DevOps Engineer, Distributed Systems
Santa Clara Valley (Cupertino), California, United States
Software and Services
Imagine what you could do here. At Apple, new ideas have a way of becoming extraordinary products very quickly. Bring passion and dedication to your job, and there's no telling what we can accomplish together. Do you love crafting elegant solutions to highly complex challenges? Can you intrinsically see the importance of every detail? At Apple, our Platform Architecture group is responsible for connecting our hardware and software into one unified system. Join this team, and you'll collaborate with engineers across Apple to build and deploy forward-looking prototype systems that contribute to the development of our world renowned hardware and software architecture. You and your team will validate that every product we make performs exactly as intended. Together, our work will be the reason millions of customers feel that they can trust our devices every single day. As a DevOps Engineer within the Platform Architecture team, you will be responsible for supporting a team of software engineers and help to build software systems to automate the testing, deployment, management, and monitoring of Apple’s large-scale, internal batch compute services. Ideally, you have both solid Linux / Systems expertise and demonstrated Software Development abilities.
- Extensive experience in a SRE/Operations/DevOps role in a large-scale environment running production systems.
- Candidate must possess a strong knowledge of Linux systems internals and administration.
- Candidate must be comfortable analyzing and troubleshooting large-scale distributed systems.
- Practical, proven knowledge of at least one higher-level language (Python, Go, Ruby, or similar).
- Experience managing large numbers of diverse systems with configuration management tools like: SaltStack (preferred), Puppet, or Chef.
- Possess systematic problem-solving skills and the ability to work with ambiguity.
- Passionate and curious about solving everyday problems in innovative ways.
- Comfortable with remote management of bare-metal servers and virtualized environments.
- Strong aptitude towards automation and streamlining of tasks.
- Enthusiastic about learning new technologies.
- Detailed technical documentation writing skills.

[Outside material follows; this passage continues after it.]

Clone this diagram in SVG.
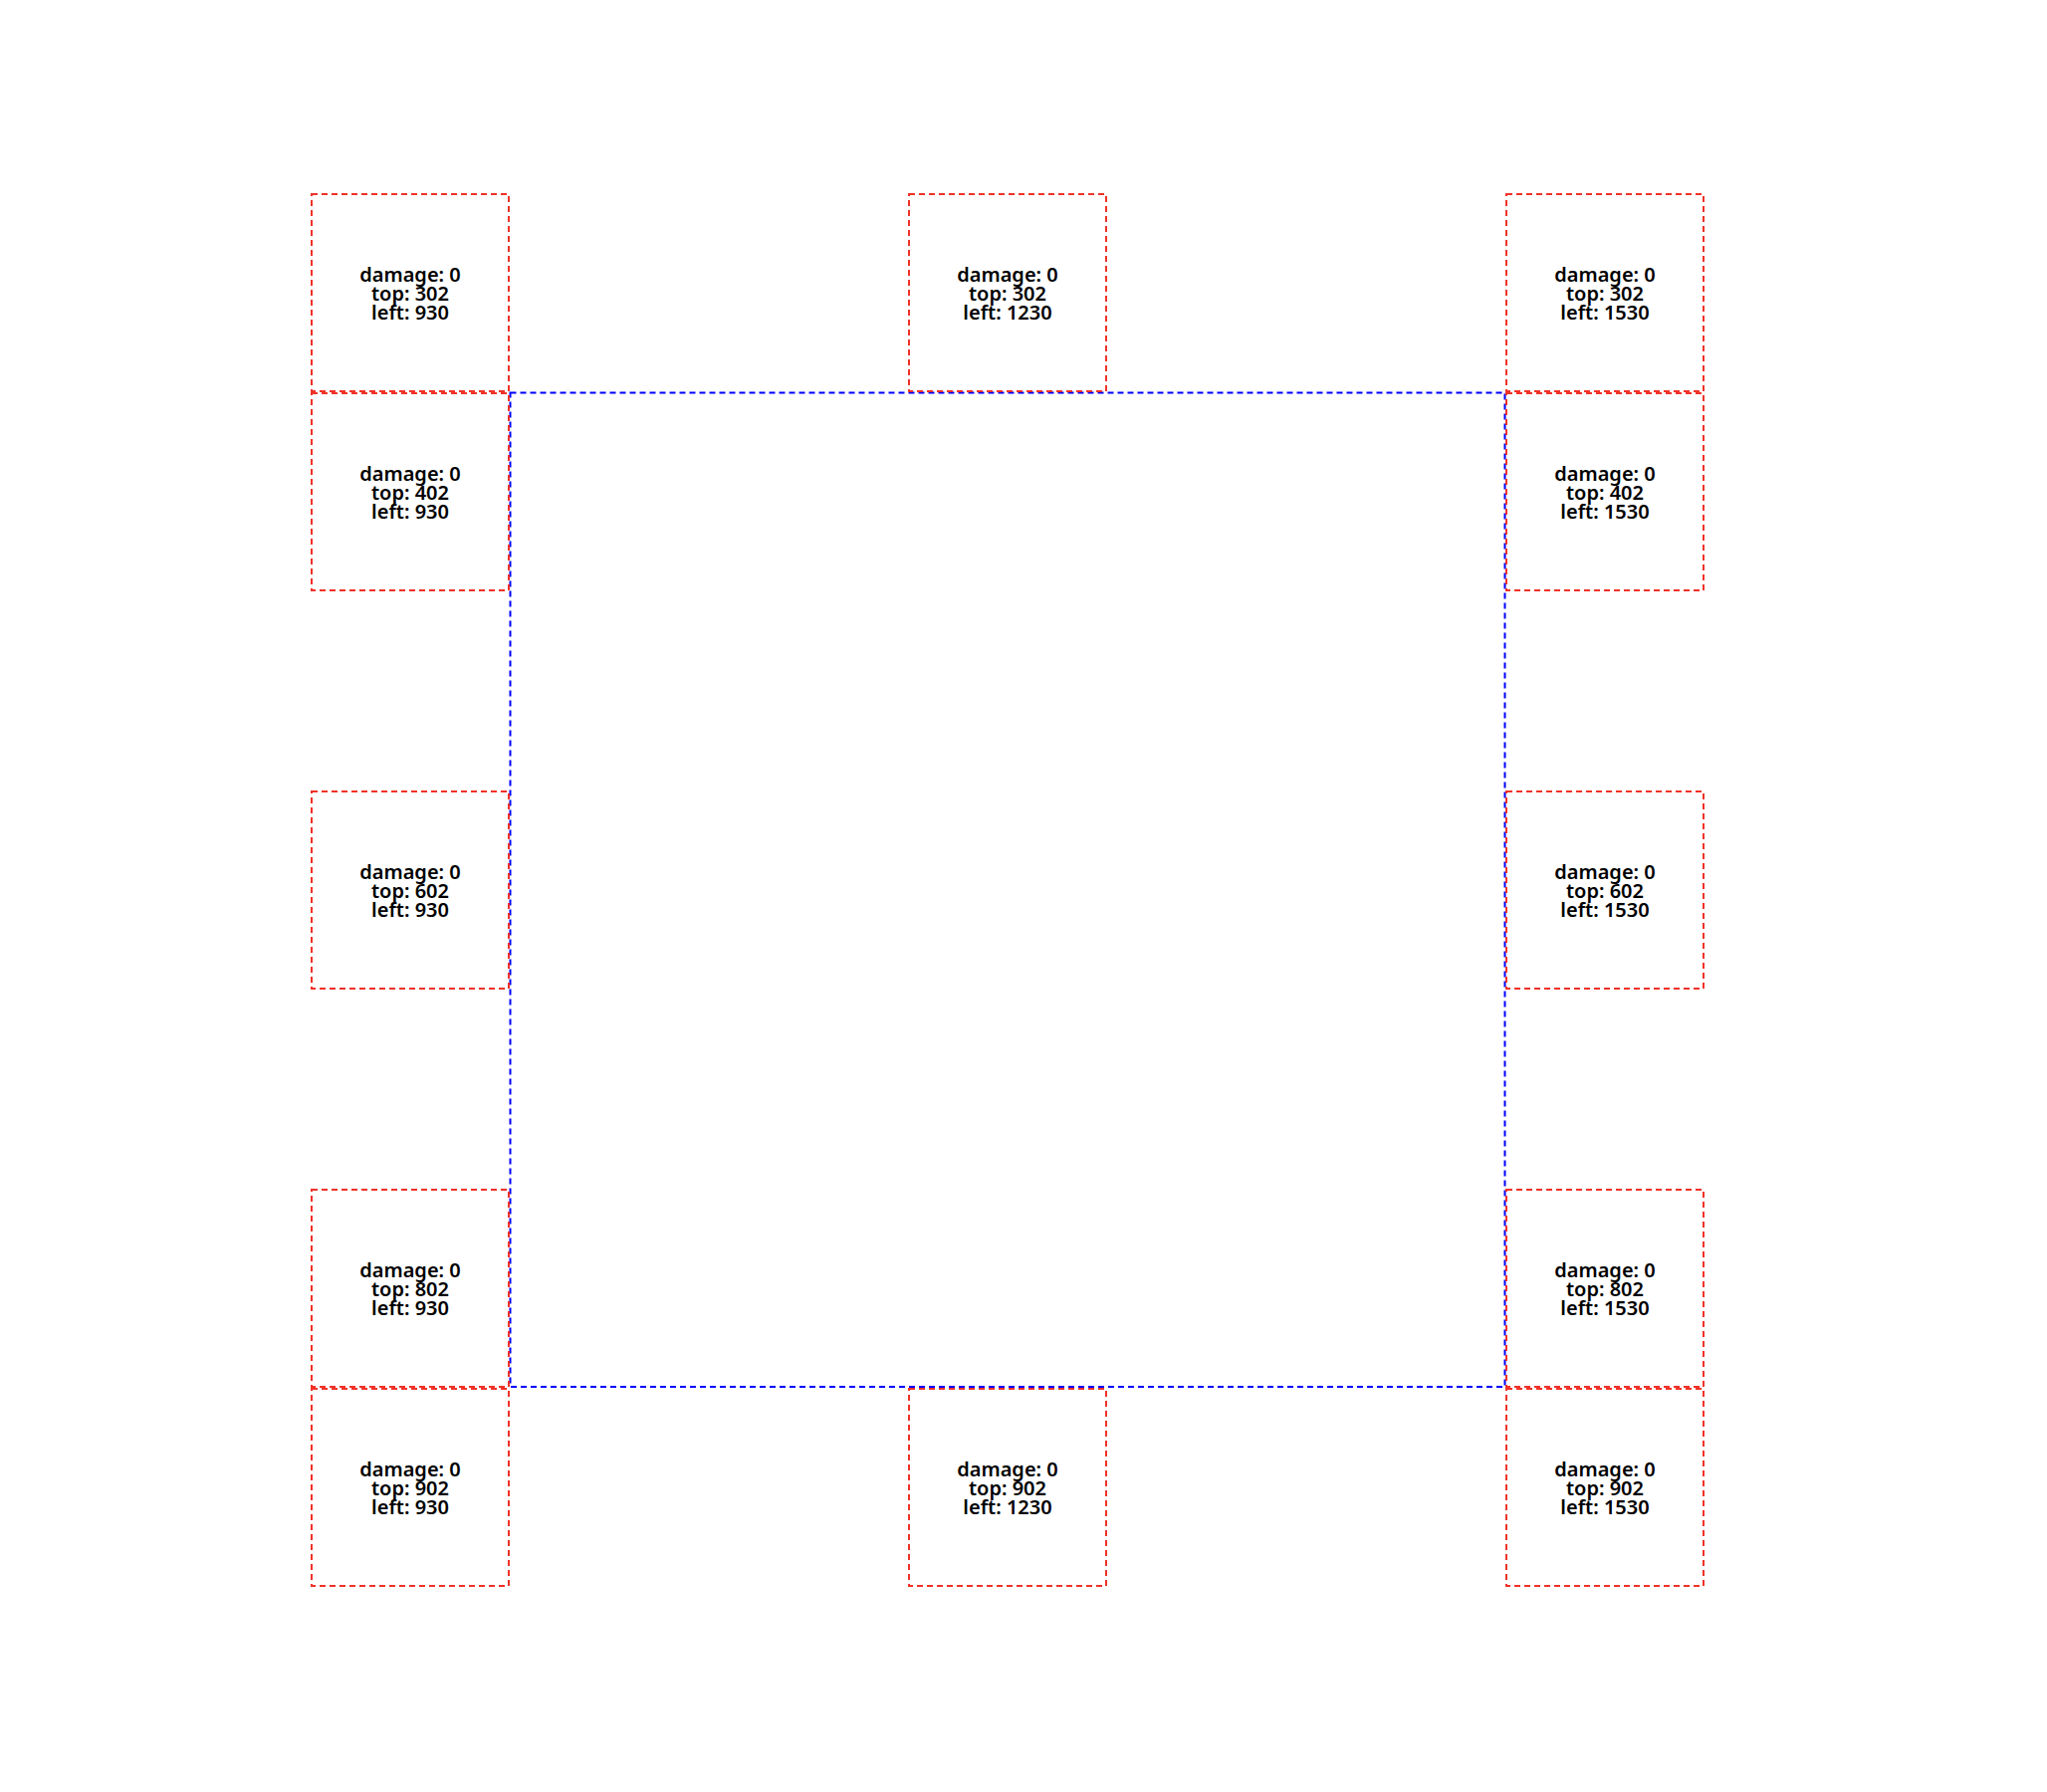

- Communicate clearly and concisely.
Design and implement software and systems to automate the management of large-scale infrastructure and services across all phases of lifecycle: development, integration, testing, monitoring, debugging, deployment, operations. Proactively work with other engineers to ensure that our services meet availability, performance, scalability, and security goals. Solve issues across the entire stack hardware, software, and application. Work with the team to design, build, and maintain core systems and management tools. Collaborate with other engineers on code reviews, internal infrastructure improvements, and process enhancements.
Education & Experience
Bachelor’s degree in Computer Science or equivalent industry experience
- Experience with provisioning and orchestration technologies (such as xCAT, Razor, Foreman, Cobbler and Kubernetes, Docker, StackStorm).
- Experience with continuous integration and continuous deployment practices.
- Experience with the use and configuration of monitoring, metrics, and logging infrastructure (Prometheus, Grafana, Graphite, Logstash/Kibana, Splunk, etc.)
- Experience with virtualization, containerization, and system image management (KVM, LXC, Vagrant).
- Experience with building, configuring, scaling, and monitoring distributed storage systems (HDFS, Ceph, Amazon S3).
- Understanding of standard networking protocols and components: such as HTTP, DNS, TCP/IP, ICMP, DHCP, OSI Model, subnetting, and load balancing.